Somente muito raramente consegue-se uma verificação da real eficácia dos métodos artísticos. Na maioria das vezes se obtém, no máximo, uma vaga aprovação (“sim, você descreveu muito bem esse fato, é exatamente assim que acontece conosco”), ou também se ouve dizer que foi dado um “impulso” em certa direção. Eis que sucede, no entanto, um pequeno teste de boa qualidade.
Tinha realizado, com Slatan Dudow e Hans Einsler, o filme Kuhle Wampe, que descrevia a situação desesperada dos desempregados em Berlim. Era uma montagem de pequenos fragmentos bastante autônomos. O primeiro representava o suicídio de um jovem desempregado. A censura colocou grandes dificuldades, e houve uma reunião com o representante da censura e os advogados da sociedade cinematográfica.
O representante da censura se revelou inteligente: “Ninguém lhes contesta o direito de descrever suicídios. Suicídios existem. E também podem descrever o suicídio de um desempregado. Também existem suicídios de desempregados. Eu, senhores, não vejo nenhuma razão de calar sobre essas coisas. Mas coloco uma objeção contra o modo como vocês descreveram o suicídio de seu desempregado. Este modo é inconciliável com os interesses da coletividade que eu tenho o dever de defender: estou desolado de lhes fazer a este propósito um reparo de ordem artística”.

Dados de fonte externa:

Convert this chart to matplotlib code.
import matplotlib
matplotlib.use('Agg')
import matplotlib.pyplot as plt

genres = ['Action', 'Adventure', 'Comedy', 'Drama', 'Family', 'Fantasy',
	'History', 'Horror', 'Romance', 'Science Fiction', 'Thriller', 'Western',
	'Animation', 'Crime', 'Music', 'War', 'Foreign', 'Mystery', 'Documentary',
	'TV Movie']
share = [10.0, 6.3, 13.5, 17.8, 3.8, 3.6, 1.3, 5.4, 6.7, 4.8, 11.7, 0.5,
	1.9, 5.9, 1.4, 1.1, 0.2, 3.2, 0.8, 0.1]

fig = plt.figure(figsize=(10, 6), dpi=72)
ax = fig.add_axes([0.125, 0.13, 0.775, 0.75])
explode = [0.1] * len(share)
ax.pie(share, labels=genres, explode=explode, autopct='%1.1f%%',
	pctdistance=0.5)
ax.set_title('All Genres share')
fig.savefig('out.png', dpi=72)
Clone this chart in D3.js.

Ele continuou: “Vocês se surpreenderão que eu reprove a descrição de vocês por não me parecer suficientemente humana. Aquilo que vocês mostram não é um homem, mas seja dito de boa paz, uma marionete. O desempregado de vocês não é um verdadeiro individuo, um homem de carne e osso, diferente dos outros, com suas próprias preocupações e alegrias e, em resumo, com seu próprio destino pessoal. É descrito de modo completamente superficial e, desculpem-me, como artistas, essa expressão um pouco grosseira para dizer que são ditas muito poucas coisas a seu respeito. Mas as conseqüências são de natureza política e me constringem a opor-me à liberação do filme. Este filme tende a fazer do suicídio um fenômeno típico, alguma coisa que não é um assunto deste ou daquele individuo (doente), mas o destino de uma classe inteira. A opinião de vocês é que a sociedade empurra os jovens ao suicídio negando a eles a possibilidade de trabalhar. E nem ao menos vocês tem o escrúpulo de dizer o que seria preciso aconselhar aos desempregados para obter uma mudança de situação. Vocês não se preocupam de fato em traçar um quadro de um dramático destino individual, coisa que ninguém poderia impedir-lhes de fazer”.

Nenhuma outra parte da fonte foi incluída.